Wednesday, January 15, 2014

Where have all of the educators gone?

Last week, I read the Forbes top 30 educators under 30 list like many other edtech professionals and teachers. Last week, the focus was on: why are none of the top 30 educators under 30 actually educators? And, though that is an argument to be had, it is not surprising as the creators of the list - Forbes - are in business, not education.

My larger question was: why do none of the top edtech creators under 30 have education background? I guess the question is somewhat similar, but the focus is different. My focus is not on why a magazine only chose to show edtech businesses over educators. Rather, my focus is on why edtech companies are, largely, not created by teachers or former teachers.

I started working on a project after my experience at the Google Teacher Academy to help bridge this gap between developers and educators, but the problem was highlighted by this list. Though all of the services offered by these companies are useful and impactful, they are driving the change in education as opposed to education driving the change.

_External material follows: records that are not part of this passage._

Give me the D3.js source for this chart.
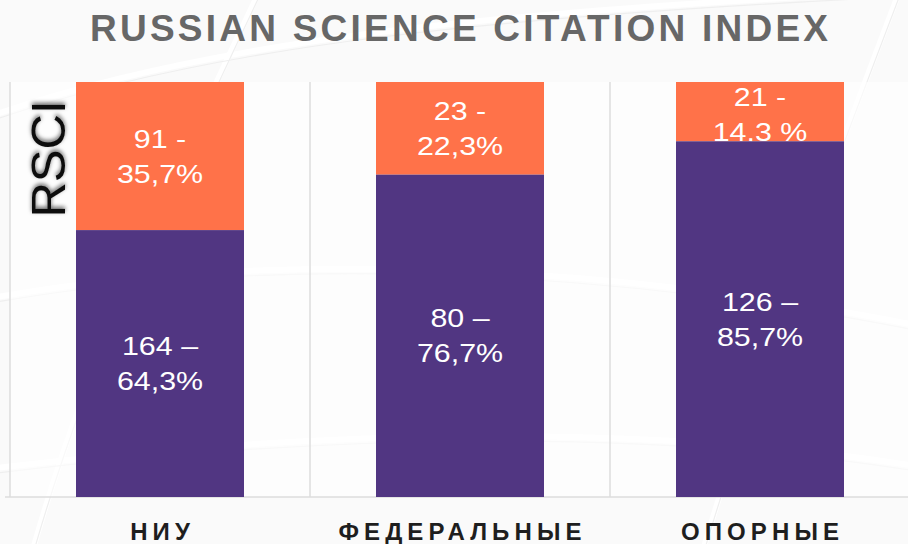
<!DOCTYPE html>
<html>
<head>
<meta charset="utf-8">
<script src="https://cdn.jsdelivr.net/npm/d3@7"></script>
<style>
  body { margin: 0; background: #fafafa; }
  svg { display: block; }
</style>
</head>
<body>
<div id="chart"></div>
<script>
// Data
var categories = ["НИУ", "ФЕДЕРАЛЬНЫЕ", "ОПОРНЫЕ"];
var rsciCount  = [91, 23, 21];
var rsciPct    = [35.7, 22.3, 14.3];
var otherCount = [164, 80, 126];
var otherPct   = [64.3, 76.7, 85.7];
var rsciLabels  = [["91 -", "35,7%"], ["23 -", "22,3%"], ["21 -", "14,3 %"]];
var otherLabels = [["164 –", "64,3%"], ["80 –", "76,7%"], ["126 –", "85,7%"]];
var titleText = "RUSSIAN SCIENCE CITATION INDEX";
var axisTitle = "RSCI";

var width = 908, height = 544;
var plot = {left: 10, right: 910, top: 82, bottom: 497};
var orange = "#ff7249", purple = "#513682";

var svg = d3.select("#chart").append("svg")
    .attr("width", width)
    .attr("height", height);

var defs = svg.append("defs");
var shadow = defs.append("filter").attr("id", "shadow")
    .attr("x", "-30%").attr("y", "-30%").attr("width", "160%").attr("height", "160%");
shadow.append("feDropShadow")
    .attr("dx", 2).attr("dy", 0)
    .attr("stdDeviation", 2)
    .attr("flood-color", "#000")
    .attr("flood-opacity", 0.6);

// faint background streaks
var bg = svg.append("g").attr("class", "bg");
bg.append("rect").attr("width", width).attr("height", height).attr("fill", "#fafafa");
var streaks = ["M-20,120 C200,40 500,10 940,-10", "M-20,300 C250,250 600,260 940,330",
               "M30,560 C80,380 160,200 260,-10", "M700,560 C760,360 820,200 900,-10",
               "M-20,470 C300,430 650,420 940,470"];
bg.selectAll("path").data(streaks).enter().append("path")
    .attr("d", function(d) { return d; })
    .attr("fill", "none")
    .attr("stroke", "#ffffff")
    .attr("stroke-width", 6)
    .attr("opacity", 0.9);
bg.selectAll(".grey").data(streaks).enter().append("path")
    .attr("class", "grey")
    .attr("d", function(d) { return d; })
    .attr("fill", "none")
    .attr("stroke", "#efefef")
    .attr("stroke-width", 1.2)
    .attr("transform", "translate(0,5)");

// plot background
svg.append("rect")
    .attr("x", plot.left).attr("y", plot.top)
    .attr("width", width - plot.left).attr("height", plot.bottom - plot.top)
    .attr("fill", "#ffffff").attr("opacity", 0.6);

// Scales
var x = d3.scaleBand()
    .domain(categories)
    .range([plot.left, plot.right])
    .paddingInner(0.44)
    .paddingOuter(0.22);

// 100% stacked: share of each bar's total
var y = d3.scaleLinear()
    .domain([0, 1])
    .range([plot.top, plot.bottom]);

var xOuter = d3.scaleBand().domain(categories).range([plot.left, plot.right]);

// separators
svg.append("g").selectAll("line")
    .data(categories).enter().append("line")
    .attr("x1", function(d) { return xOuter(d); })
    .attr("x2", function(d) { return xOuter(d); })
    .attr("y1", plot.top)
    .attr("y2", plot.bottom)
    .attr("stroke", "#dcdcdc")
    .attr("stroke-width", 1.5);

svg.append("line")
    .attr("x1", 5).attr("x2", width)
    .attr("y1", plot.bottom).attr("y2", plot.bottom)
    .attr("stroke", "#dcdcdc")
    .attr("stroke-width", 1.5);

var labelFont = "'Liberation Sans', Arial, Helvetica, sans-serif";

function addLabel(g, lines, cx, cy) {
    var lh = 35;
    var t = g.append("text")
        .attr("text-anchor", "middle")
        .attr("fill", "#ffffff")
        .attr("transform", "translate(" + cx + ",0) scale(1.17,1)")
        .style("font-family", labelFont)
        .style("font-size", "26px");
    lines.forEach(function(l, i) {
        t.append("tspan")
            .attr("x", 0)
            .attr("y", cy + 9 + (i - (lines.length - 1) / 2) * lh)
            .text(l);
    });
}

var bars = svg.append("g").attr("class", "bars");
categories.forEach(function(c, i) {
    var g = bars.append("g");
    var cx = x(c) + x.bandwidth() / 2;
    var total = rsciCount[i] + otherCount[i];
    // RSCI segment (top)
    var y0 = y(0), y1 = y(rsciCount[i] / total);
    g.append("rect")
        .attr("x", x(c)).attr("y", y0)
        .attr("width", x.bandwidth()).attr("height", y1 - y0)
        .attr("fill", orange);
    addLabel(g, rsciLabels[i], cx, Math.max((y0 + y1) / 2, y0 + 33));
    // other segment (bottom)
    var y2 = y(1);
    g.append("rect")
        .attr("x", x(c)).attr("y", y1)
        .attr("width", x.bandwidth()).attr("height", y2 - y1)
        .attr("fill", purple);
    addLabel(g, otherLabels[i], cx, (y1 + y2) / 2);
});

// axis title, rotated
svg.append("text")
    .attr("transform", "translate(65,159) rotate(-90)")
    .attr("text-anchor", "middle")
    .attr("fill", "#111")
    .attr("filter", "url(#shadow)")
    .style("font-family", labelFont)
    .style("font-size", "49px")
    .text(axisTitle);

// Title, stretched to width with letter spacing
var title = svg.append("text")
    .attr("x", 0).attr("y", 41)
    .attr("fill", "#676767")
    .style("font-family", labelFont)
    .style("font-weight", "bold")
    .style("font-size", "37px")
    .text(titleText);
var tLen = title.node().getComputedTextLength();
var tSpace = (738 - tLen) / (titleText.length - 1);
title.style("letter-spacing", tSpace + "px").attr("x", 90);

// category labels
var catText = svg.append("g").selectAll("text")
    .data(categories).enter().append("text")
    .attr("y", 540)
    .attr("fill", "#1e1e1e")
    .style("font-family", labelFont)
    .style("font-weight", "bold")
    .style("font-size", "24px")
    .text(function(d) { return d; });
var longest = catText.filter(function(d) { return d === "ФЕДЕРАЛЬНЫЕ"; });
var cLen = longest.node().getComputedTextLength();
var cSpace = Math.max(0, (243 - cLen) / 10);
catText.style("letter-spacing", cSpace + "px")
    .attr("x", function(d) {
        var w = this.getComputedTextLength() - cSpace;
        return x(d) + x.bandwidth() / 2 - w / 2;
    });
</script>
</body>
</html>
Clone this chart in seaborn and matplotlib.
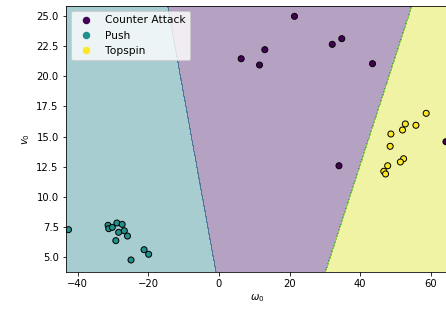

When will education the needs of students begin to drive changes in the products and services schools purchase. Now, teachers attend a conference and find a service that they can adapt or fit in their classroom. When can teachers go to a conference, talk to developers and create a product driven by the needs of their students.

Though the difference between the two approaches is small, I think it is critical in giving students a voice and allowing education to by change-friendly.